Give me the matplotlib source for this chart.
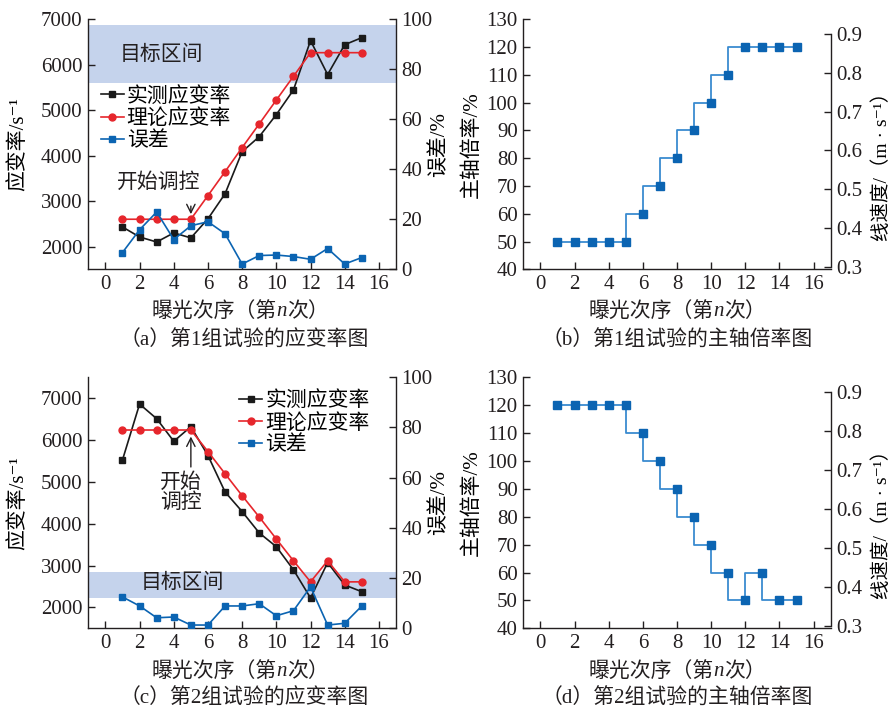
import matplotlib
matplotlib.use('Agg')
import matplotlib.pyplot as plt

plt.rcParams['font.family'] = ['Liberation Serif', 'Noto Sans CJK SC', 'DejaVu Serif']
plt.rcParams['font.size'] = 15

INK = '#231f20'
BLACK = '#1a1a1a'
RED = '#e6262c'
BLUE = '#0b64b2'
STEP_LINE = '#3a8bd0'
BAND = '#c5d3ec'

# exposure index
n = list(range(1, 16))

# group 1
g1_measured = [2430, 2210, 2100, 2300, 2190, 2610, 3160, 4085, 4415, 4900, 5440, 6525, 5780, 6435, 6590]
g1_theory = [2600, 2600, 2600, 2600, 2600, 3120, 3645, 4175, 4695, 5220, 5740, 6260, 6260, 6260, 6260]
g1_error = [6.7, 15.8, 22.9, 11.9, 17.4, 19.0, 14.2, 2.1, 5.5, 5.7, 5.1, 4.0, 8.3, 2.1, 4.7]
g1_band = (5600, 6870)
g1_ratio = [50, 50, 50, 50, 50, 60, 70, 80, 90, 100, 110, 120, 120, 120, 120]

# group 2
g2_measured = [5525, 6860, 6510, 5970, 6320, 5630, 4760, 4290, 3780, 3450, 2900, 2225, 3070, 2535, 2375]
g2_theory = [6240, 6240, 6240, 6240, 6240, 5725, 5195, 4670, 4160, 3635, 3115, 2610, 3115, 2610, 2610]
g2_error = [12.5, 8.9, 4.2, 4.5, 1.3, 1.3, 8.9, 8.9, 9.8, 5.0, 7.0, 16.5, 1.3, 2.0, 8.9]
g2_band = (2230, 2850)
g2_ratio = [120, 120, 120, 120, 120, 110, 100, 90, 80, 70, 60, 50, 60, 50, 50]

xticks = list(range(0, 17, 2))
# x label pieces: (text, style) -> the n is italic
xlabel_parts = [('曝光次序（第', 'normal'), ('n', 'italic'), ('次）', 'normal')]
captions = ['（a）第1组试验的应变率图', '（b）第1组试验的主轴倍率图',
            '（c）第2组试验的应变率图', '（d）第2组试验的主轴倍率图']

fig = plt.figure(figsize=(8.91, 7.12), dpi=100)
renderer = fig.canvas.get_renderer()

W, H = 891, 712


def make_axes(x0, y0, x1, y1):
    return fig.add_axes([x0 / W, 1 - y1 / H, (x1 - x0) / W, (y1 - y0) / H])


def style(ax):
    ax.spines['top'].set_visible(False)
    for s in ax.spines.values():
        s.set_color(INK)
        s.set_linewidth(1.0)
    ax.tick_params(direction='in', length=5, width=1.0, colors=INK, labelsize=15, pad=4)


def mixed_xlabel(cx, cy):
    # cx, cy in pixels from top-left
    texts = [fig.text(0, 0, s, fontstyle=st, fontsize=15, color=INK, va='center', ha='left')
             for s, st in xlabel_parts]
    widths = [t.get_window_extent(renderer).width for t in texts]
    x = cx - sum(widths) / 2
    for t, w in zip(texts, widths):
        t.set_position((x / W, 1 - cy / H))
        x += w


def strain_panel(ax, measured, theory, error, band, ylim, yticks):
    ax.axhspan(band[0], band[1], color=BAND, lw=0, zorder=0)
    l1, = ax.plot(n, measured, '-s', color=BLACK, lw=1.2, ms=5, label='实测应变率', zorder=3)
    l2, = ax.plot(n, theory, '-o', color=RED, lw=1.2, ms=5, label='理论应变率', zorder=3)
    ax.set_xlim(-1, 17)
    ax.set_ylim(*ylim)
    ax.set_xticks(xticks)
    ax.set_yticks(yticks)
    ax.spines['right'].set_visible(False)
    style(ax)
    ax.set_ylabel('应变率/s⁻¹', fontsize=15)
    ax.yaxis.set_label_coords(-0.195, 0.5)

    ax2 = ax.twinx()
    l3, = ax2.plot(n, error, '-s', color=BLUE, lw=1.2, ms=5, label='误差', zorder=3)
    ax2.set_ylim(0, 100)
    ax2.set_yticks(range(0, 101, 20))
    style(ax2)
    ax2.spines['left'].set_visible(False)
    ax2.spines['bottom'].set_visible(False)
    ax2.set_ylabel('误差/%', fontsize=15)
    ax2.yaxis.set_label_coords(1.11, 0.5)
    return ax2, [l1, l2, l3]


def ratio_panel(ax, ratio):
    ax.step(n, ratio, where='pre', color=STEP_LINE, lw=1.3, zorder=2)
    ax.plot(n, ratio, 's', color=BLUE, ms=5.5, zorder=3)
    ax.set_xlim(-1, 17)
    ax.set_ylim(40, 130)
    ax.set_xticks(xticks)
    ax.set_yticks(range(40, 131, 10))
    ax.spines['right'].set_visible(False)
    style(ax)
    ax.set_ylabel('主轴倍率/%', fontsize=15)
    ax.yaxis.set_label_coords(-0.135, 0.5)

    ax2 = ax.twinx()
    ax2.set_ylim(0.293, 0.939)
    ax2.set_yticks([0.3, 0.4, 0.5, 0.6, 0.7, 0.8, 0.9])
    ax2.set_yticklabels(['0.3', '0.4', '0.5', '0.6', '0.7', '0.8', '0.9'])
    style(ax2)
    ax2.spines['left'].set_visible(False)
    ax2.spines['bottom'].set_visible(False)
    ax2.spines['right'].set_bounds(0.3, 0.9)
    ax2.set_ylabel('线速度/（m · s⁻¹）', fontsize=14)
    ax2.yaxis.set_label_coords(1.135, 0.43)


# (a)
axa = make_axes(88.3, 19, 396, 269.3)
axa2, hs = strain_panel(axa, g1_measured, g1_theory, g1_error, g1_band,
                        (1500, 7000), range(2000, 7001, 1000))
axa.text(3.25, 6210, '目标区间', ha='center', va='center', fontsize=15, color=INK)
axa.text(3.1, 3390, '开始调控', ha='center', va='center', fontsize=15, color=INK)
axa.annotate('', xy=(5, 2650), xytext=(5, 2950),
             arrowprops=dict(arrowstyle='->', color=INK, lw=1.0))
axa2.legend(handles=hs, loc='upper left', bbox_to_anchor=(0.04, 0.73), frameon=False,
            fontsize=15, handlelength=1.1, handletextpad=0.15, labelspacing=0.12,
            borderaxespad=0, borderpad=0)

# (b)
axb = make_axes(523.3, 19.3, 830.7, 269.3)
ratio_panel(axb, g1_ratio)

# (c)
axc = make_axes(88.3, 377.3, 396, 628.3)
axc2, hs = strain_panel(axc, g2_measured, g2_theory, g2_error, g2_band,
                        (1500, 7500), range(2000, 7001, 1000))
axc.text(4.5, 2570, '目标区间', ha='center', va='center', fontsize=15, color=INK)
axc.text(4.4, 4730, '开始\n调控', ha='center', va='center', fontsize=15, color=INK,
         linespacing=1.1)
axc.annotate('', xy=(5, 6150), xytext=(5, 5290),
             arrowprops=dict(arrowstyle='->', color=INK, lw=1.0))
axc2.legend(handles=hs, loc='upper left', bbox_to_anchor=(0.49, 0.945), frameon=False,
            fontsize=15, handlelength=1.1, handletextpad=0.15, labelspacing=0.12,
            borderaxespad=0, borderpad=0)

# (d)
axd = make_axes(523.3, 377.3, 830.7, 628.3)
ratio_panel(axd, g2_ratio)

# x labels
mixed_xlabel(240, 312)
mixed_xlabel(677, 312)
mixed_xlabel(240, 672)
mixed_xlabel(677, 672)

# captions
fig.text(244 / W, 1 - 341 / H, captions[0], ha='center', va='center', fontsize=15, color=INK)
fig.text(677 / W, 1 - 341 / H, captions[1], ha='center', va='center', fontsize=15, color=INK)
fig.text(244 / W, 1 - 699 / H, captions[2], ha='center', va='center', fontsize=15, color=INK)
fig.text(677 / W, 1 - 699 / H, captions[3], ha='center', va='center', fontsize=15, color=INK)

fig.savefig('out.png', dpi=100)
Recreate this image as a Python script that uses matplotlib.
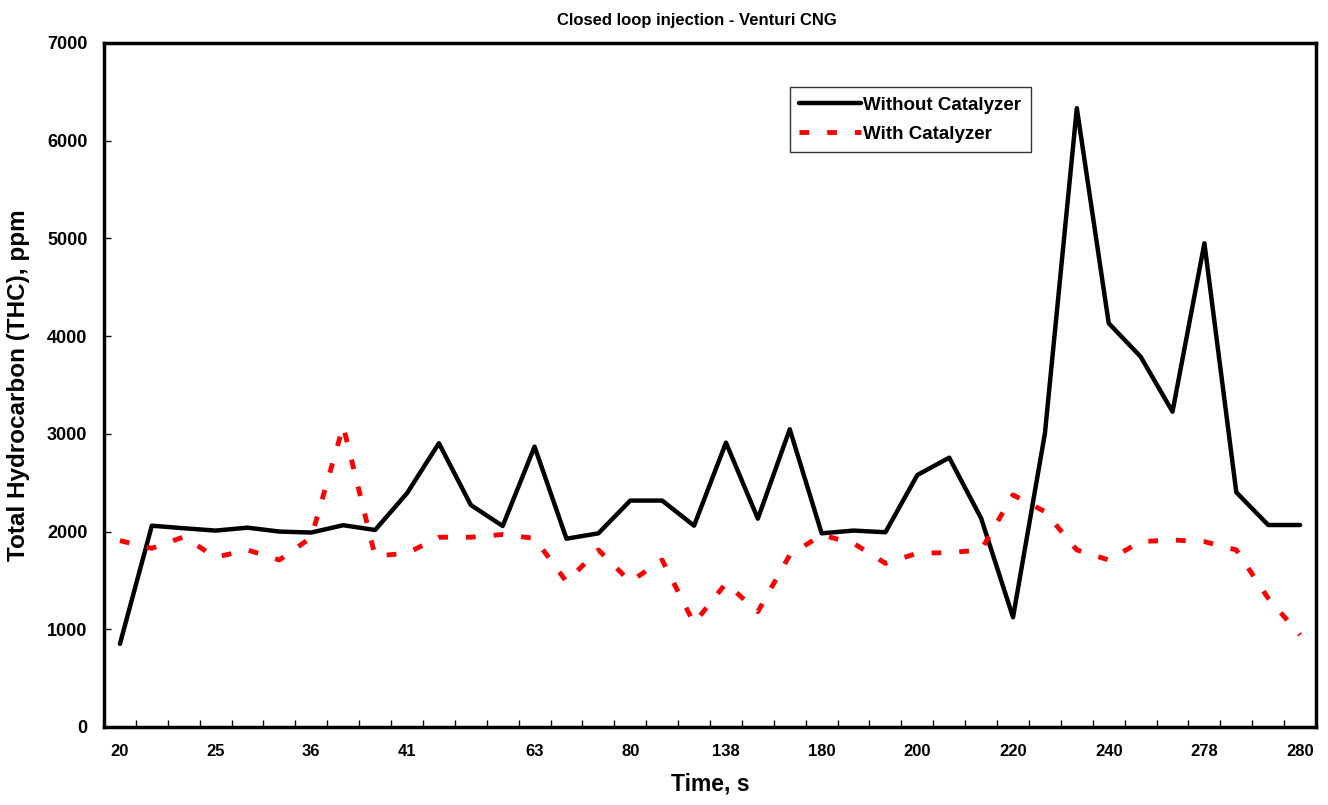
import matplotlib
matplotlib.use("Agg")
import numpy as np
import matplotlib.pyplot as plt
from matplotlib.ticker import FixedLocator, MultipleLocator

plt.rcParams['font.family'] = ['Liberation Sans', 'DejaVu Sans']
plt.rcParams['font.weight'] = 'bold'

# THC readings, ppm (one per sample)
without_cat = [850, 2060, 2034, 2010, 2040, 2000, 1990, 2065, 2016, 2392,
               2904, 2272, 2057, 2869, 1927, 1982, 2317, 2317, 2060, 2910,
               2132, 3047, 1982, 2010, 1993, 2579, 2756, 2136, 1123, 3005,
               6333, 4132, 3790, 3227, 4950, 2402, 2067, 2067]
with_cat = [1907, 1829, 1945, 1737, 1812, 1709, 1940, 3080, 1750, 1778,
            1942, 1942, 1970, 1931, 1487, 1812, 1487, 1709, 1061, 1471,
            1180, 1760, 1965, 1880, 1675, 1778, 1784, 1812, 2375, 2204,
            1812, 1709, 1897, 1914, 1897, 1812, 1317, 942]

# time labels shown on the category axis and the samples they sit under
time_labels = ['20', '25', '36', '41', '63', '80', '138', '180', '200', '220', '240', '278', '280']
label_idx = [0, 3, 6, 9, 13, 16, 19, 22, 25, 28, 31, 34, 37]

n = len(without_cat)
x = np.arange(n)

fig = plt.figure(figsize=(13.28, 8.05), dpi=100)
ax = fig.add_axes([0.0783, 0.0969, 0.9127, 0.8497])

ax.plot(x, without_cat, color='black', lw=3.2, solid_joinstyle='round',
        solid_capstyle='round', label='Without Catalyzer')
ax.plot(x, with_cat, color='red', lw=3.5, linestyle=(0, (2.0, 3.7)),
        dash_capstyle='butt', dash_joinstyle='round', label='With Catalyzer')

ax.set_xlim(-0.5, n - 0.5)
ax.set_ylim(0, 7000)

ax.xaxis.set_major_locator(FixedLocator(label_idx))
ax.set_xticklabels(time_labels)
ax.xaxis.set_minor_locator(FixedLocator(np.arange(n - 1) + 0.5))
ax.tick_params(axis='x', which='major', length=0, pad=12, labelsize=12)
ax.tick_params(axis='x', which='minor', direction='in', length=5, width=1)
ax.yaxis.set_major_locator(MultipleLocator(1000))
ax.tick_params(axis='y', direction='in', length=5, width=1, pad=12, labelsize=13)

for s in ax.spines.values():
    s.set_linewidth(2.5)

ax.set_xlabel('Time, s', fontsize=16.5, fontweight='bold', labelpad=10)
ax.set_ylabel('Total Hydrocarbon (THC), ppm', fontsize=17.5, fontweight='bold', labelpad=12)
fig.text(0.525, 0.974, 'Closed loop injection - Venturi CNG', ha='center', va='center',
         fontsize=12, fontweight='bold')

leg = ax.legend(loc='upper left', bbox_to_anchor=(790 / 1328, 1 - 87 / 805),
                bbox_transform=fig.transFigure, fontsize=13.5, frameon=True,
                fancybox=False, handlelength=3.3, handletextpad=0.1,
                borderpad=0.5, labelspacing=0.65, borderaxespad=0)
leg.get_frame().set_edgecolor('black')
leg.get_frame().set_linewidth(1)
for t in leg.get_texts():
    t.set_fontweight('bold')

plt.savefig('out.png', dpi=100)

» Request: The lines from the start of the data through the line that contains "plt.rcParams['font.size'] = 15" are to be returned exactly, please, with both ends included and every picture left out.

» Response to the exercise:
Give me the matplotlib source for this chart.
import matplotlib
matplotlib.use('Agg')
import matplotlib.pyplot as plt

plt.rcParams['font.family'] = ['Liberation Serif', 'Noto Sans CJK SC', 'DejaVu Serif']
plt.rcParams['font.size'] = 15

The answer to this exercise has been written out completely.